Negative Differential Heat Conductivity in a Harmonic Chain Coupled to a Particle Reservoir

Abstract

When coupling thermal baths at different temperatures, negative differential thermal conductivity is typically attributed to nonlinear interactions in the connecting medium. In this work, we demonstrate that such an effect can arise purely from the nature of the thermal baths and their coupling with the medium. Specifically, we construct a bath composed of overdamped thermal particles, which is coupled to one end of a harmonic chain, while the other end is connected to a standard Langevin heat bath. By analyzing the steady-state heat current, we observe significant negative differential thermal conductivity. In particular, as the temperature difference between the two baths diverges, the steady-state heat current through the chain vanishes. The effect is thermokinetic: we compute the effective dissipative coefficient and we find that it scales inversely with the square of the temperature of the particle bath in the high-temperature limit, resulting in an asymptotic decoupling between the bath and the chain. Our results highlight that nonequilibrium transport properties can be strongly influenced by the structure of the environment and its coupling to the system, even in otherwise linear systems.

Figures (4)

• Figure 1: Schematic of the setup with the particle bath on the left, and the Langevin bath on the right. The membrane is modeled by a succession of springs with displacement $q_{1\ldots N}$.
• Figure 2: (a) Mean force exerted by the particle bath at fixed $q$ and temperature $T_L$, with $\varepsilon=10^{-3}$. (b) Plot of the effective friction experienced by a single oscillator in the embedded bath with the bath temperature.
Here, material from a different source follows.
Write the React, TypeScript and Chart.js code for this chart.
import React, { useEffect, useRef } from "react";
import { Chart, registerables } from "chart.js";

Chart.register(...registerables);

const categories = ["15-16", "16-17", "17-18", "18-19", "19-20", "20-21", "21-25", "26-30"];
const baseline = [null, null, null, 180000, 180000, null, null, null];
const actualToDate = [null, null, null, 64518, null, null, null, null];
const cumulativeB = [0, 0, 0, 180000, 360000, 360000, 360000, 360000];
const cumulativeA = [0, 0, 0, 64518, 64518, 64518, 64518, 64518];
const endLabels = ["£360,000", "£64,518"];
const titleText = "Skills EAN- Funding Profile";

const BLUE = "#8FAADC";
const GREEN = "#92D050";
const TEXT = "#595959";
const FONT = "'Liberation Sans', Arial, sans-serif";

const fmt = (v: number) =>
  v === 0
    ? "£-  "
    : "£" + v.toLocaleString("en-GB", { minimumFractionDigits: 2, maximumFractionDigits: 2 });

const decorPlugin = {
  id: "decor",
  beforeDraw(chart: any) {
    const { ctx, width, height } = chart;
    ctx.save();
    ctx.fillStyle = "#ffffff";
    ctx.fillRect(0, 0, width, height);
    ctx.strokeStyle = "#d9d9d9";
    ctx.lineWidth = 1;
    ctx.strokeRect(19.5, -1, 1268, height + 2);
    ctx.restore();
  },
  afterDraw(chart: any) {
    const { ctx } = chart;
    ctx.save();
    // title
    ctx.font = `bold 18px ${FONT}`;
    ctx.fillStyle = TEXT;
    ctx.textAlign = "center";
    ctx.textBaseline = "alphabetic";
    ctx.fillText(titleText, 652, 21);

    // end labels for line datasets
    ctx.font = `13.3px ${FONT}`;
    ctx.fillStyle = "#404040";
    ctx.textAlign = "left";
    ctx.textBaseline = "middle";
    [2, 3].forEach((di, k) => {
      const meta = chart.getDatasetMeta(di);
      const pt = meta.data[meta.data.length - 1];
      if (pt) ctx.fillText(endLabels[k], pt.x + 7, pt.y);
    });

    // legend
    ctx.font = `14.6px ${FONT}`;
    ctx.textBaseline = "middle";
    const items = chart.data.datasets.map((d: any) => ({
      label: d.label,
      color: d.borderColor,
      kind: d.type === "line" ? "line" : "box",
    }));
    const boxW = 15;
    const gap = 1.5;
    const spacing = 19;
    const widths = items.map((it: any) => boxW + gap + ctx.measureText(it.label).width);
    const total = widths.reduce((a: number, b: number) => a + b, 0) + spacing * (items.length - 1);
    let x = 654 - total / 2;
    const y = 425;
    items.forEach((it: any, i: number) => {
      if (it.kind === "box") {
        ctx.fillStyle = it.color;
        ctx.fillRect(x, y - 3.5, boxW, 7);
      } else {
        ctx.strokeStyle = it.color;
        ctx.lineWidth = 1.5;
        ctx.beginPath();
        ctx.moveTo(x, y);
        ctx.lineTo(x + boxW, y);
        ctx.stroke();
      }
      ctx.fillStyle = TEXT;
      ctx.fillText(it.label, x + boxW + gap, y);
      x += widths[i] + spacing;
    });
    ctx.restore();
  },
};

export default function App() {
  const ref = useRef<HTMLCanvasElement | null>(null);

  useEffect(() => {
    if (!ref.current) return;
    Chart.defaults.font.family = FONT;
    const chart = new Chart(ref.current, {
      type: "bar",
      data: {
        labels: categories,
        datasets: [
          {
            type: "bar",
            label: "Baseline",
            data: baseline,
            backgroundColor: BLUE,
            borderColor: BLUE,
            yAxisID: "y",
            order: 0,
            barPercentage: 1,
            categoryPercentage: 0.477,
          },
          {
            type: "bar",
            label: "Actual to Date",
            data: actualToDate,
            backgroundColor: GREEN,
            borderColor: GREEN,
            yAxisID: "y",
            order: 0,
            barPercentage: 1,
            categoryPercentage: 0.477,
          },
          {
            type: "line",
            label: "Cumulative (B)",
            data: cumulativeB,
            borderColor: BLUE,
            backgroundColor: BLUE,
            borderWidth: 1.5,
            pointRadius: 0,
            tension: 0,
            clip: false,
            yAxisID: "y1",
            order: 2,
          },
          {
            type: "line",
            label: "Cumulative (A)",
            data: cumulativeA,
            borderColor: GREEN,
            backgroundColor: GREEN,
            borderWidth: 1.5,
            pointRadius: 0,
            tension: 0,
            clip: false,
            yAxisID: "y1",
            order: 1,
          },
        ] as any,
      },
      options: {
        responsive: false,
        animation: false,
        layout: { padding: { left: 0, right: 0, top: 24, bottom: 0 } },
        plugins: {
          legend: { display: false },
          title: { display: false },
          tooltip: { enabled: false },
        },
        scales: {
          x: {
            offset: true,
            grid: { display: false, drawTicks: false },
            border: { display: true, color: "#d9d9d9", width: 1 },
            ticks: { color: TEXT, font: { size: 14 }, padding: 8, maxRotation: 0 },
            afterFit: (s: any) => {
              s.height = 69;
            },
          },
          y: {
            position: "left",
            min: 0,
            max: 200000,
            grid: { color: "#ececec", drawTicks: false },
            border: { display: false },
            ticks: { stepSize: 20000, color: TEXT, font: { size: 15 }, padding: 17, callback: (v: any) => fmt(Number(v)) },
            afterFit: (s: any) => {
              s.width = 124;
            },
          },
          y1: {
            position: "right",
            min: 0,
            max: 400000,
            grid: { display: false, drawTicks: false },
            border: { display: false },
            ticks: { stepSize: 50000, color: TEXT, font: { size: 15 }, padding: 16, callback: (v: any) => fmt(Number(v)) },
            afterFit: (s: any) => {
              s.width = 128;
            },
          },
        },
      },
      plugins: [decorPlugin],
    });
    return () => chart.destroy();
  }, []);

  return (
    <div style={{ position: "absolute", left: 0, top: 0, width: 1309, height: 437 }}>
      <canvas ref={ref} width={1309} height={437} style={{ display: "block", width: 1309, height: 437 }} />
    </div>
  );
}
The points denote the $\gamma_\text{eff}$ extracted from the simulations using Eq. \ref{['eq:veldecay']}, while the dashed lines denote the prediction Eq. \ref{['eq:gammaGK']} for $m=1$, $k=1$, $N_b=40$, $\zeta=0.1$, $\lambda=1$, $p=2$, and $L=25$.
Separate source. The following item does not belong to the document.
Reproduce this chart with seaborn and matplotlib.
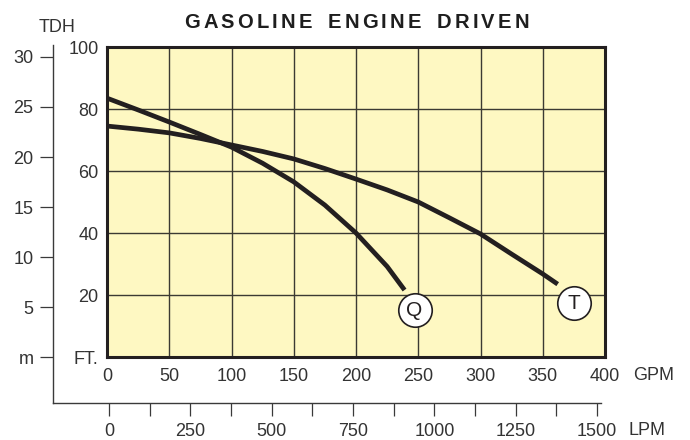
import matplotlib
matplotlib.use("Agg")
import matplotlib.pyplot as plt
import numpy as np
import pandas as pd
import seaborn as sns
from matplotlib.ticker import FixedLocator
from matplotlib.font_manager import findfont, FontProperties
from matplotlib.ft2font import FT2Font

plt.rcParams['font.family'] = ['Liberation Sans', 'DejaVu Sans']

# ---- data ----
gpm_T = [0, 25, 50, 75, 100, 125, 150, 175, 200, 225, 250, 275, 300, 325, 350, 362]
ft_T = [74.5, 73.5, 72.3, 70.5, 68.4, 66.3, 63.9, 60.8, 57.4, 53.9, 50.0, 44.9, 39.7, 33.2, 26.8, 23.5]
gpm_Q = [0, 25, 50, 75, 100, 125, 150, 175, 200, 225, 239]
ft_Q = [83.5, 79.7, 75.8, 71.8, 67.7, 62.5, 56.5, 49.0, 40.0, 29.2, 21.6]

gpm_ticks = [0, 50, 100, 150, 200, 250, 300, 350, 400]
ft_ticks = [0, 20, 40, 60, 80, 100]
ft_labels = ['FT.', '20', '40', '60', '80', '100']
m_ticks = [0, 5, 10, 15, 20, 25, 30]
m_labels = ['m', '5', '10', '15', '20', '25', '30']
lpm_ticks = [0, 250, 500, 750, 1000, 1250, 1500]
lpm_minor = [125, 375, 625, 875, 1125, 1375]

title = "GASOLINE ENGINE DRIVEN"

df = pd.DataFrame({
    'gpm': gpm_T + gpm_Q,
    'ft': ft_T + ft_Q,
    'curve': ['T'] * len(gpm_T) + ['Q'] * len(gpm_Q),
})

W, H = 690, 440
fig = plt.figure(figsize=(6.9, 4.4), dpi=100)
txt = '#333333'
dark = '#231f20'

def box(l, t, r, b):
    return [l / W, 1 - b / H, (r - l) / W, (b - t) / H]

# ---- outer axes: metres (left) and LPM (bottom) ----
ax2 = fig.add_axes(box(53, 45, 601, 403))
ax2.set_facecolor('none')
ax2.set_xlim((53 - 109) * 1500 / 488, (601 - 109) * 1500 / 488)
ax2.set_ylim(-(403 - 357) / 10, (357 - 45) / 10)
for s in ['top', 'right']:
    ax2.spines[s].set_visible(False)
for s in ['left', 'bottom']:
    ax2.spines[s].set_color('#3a3a3a')
    ax2.spines[s].set_linewidth(1.0)
ax2.yaxis.set_major_locator(FixedLocator(m_ticks))
ax2.set_yticklabels(m_labels)
ax2.xaxis.set_major_locator(FixedLocator(lpm_ticks))
ax2.xaxis.set_minor_locator(FixedLocator(lpm_minor))
ax2.set_xticklabels([str(v) for v in lpm_ticks])
ax2.tick_params(axis='y', direction='out', length=9.5, width=0.9, color='#3a3a3a',
                pad=4.5, labelsize=13, labelcolor=txt)
ax2.tick_params(axis='x', which='both', direction='out', length=9.5, width=0.9,
                color='#3a3a3a', pad=5, labelsize=13, labelcolor=txt)

# ---- inner chart ----
ax = fig.add_axes(box(107, 47, 605, 357))
ax.set_facecolor('#fef8c2')
sns.lineplot(data=df, x='gpm', y='ft', hue='curve', palette={'T': dark, 'Q': dark},
             sort=False, legend=False, linewidth=3.4, ax=ax, estimator=None)
for ln in ax.lines:
    ln.set_solid_capstyle('butt')
    ln.set_solid_joinstyle('round')
ax.set_xlim(0, 400)
ax.set_ylim(0, 100)
ax.xaxis.set_major_locator(FixedLocator(gpm_ticks))
ax.yaxis.set_major_locator(FixedLocator(ft_ticks))
ax.set_xticklabels([str(v) for v in gpm_ticks])
ax.set_yticklabels(ft_labels)
ax.set_xlabel('')
ax.set_ylabel('')
ax.grid(True, color='#3b3a33', linewidth=1.0)
ax.set_axisbelow(True)
for s in ax.spines.values():
    s.set_color(dark)
    s.set_linewidth(2.2)
ax.tick_params(axis='both', length=0, labelsize=13, labelcolor=txt)
ax.tick_params(axis='x', pad=8)
ax.tick_params(axis='y', pad=6)

# curve markers
for lab, x, y in [('Q', 247, 15.2), ('T', 375, 17.4)]:
    ax.scatter([x], [y], s=580, facecolor='white', edgecolor=dark, linewidth=1.2,
               zorder=5, clip_on=False)
    ax.text(x, y - 0.3, lab, ha='center', va='center', fontsize=15, color=dark,
            zorder=6, clip_on=False)

# unit labels
fig.text(633 / W, 1 - 375 / H, 'GPM', ha='left', va='center', fontsize=13, color=txt)
fig.text(628 / W, 1 - 430 / H, 'LPM', ha='left', va='center', fontsize=13, color=txt)
fig.text(57 / W, 1 - 27 / H, 'TDH', ha='center', va='center', fontsize=13, color=txt)

# title with letter spacing (tracking)
tsize = 14.5
fp = FontProperties(family='Liberation Sans', weight='bold', size=tsize)
ft2 = FT2Font(findfont(fp))
ft2.set_size(tsize, 100)
advs = [ft2.load_char(ord(c)).linearHoriAdvance / 65536 for c in title]
track, word_extra = 3.2, 4.0
pos, cur = [], 0.0
for c, a in zip(title, advs):
    pos.append(cur)
    cur += a + track + (word_extra if c == ' ' else 0)
total = cur - track
x0 = 356.5 - total / 2
for c, p in zip(title, pos):
    if c != ' ':
        fig.text((x0 + p) / W, 1 - 22 / H, c, ha='left', va='center', fontsize=tsize,
                 fontproperties=fp, color='#1e1e1e')

fig.savefig('out.png', dpi=100)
• Figure 3: Simulation result for the mean current through the chain for several values of the friction coefficient of the bath particles $\zeta$. Lower friction implies better time-scale separation. (a) linear scale, with comparison to theoretical prediction (solid line). (b) log-log plot which displays $\langle J\rangle \propto T_L^{-1}$ behavior at high $T_L$.
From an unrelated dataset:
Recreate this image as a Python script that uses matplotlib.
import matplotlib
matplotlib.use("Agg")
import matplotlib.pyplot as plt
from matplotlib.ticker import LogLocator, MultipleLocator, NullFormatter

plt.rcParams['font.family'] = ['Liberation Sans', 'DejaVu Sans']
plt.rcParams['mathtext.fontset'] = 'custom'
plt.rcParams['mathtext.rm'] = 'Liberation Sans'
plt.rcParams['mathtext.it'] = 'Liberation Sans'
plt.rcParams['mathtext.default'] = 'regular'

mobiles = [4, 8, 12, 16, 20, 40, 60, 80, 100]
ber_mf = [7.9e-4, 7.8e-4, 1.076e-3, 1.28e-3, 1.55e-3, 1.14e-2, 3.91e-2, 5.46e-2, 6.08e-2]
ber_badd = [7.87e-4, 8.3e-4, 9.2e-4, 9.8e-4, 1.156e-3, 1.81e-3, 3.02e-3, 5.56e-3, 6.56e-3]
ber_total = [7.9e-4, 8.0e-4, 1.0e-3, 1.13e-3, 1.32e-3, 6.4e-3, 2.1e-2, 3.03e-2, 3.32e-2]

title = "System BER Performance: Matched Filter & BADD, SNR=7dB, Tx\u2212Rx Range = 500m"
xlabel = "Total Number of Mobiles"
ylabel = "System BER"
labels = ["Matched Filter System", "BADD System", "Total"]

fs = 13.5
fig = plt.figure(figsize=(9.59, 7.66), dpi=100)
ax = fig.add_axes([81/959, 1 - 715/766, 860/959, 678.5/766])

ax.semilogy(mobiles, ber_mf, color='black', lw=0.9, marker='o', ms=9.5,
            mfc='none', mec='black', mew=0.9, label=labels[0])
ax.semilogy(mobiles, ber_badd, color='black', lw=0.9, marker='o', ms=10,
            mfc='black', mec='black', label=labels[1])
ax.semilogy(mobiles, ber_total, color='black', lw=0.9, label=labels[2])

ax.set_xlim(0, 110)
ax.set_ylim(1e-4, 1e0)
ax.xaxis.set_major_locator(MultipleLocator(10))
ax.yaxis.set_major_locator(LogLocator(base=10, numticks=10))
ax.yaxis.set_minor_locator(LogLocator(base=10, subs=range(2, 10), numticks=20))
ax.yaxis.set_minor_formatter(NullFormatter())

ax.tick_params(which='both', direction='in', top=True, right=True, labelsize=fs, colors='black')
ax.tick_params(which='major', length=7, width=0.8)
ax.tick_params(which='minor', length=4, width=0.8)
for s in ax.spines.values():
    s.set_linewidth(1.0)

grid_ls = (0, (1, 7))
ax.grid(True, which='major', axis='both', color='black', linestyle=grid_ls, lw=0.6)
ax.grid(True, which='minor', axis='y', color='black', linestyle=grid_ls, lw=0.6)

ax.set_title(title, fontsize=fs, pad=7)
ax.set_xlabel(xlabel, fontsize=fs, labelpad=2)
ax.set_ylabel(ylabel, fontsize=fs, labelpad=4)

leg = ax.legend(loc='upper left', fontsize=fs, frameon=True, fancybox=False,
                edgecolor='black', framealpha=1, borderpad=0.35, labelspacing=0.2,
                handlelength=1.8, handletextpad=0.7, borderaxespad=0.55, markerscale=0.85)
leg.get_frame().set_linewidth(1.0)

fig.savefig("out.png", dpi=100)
• Figure 4: Simulation results of the mean current through the chain, now with $T_L\neq T_R$ to disentangle $T_{L}$ and $\Delta=\abs{T_{R}-T_{L}}$. (a) Mean current for the chain for various spring constants, and $T_R=10$. Nonmonotonic behavior is also observed when $T_L<T_R$, (b) Juxtaposition of the respective currents when $T_L$ and $T_R$ are kept constant. Varying $T_L$ produces nonlinear dependency of the current on the temperature; varying $T_R$ reproduces the typical linear behavior.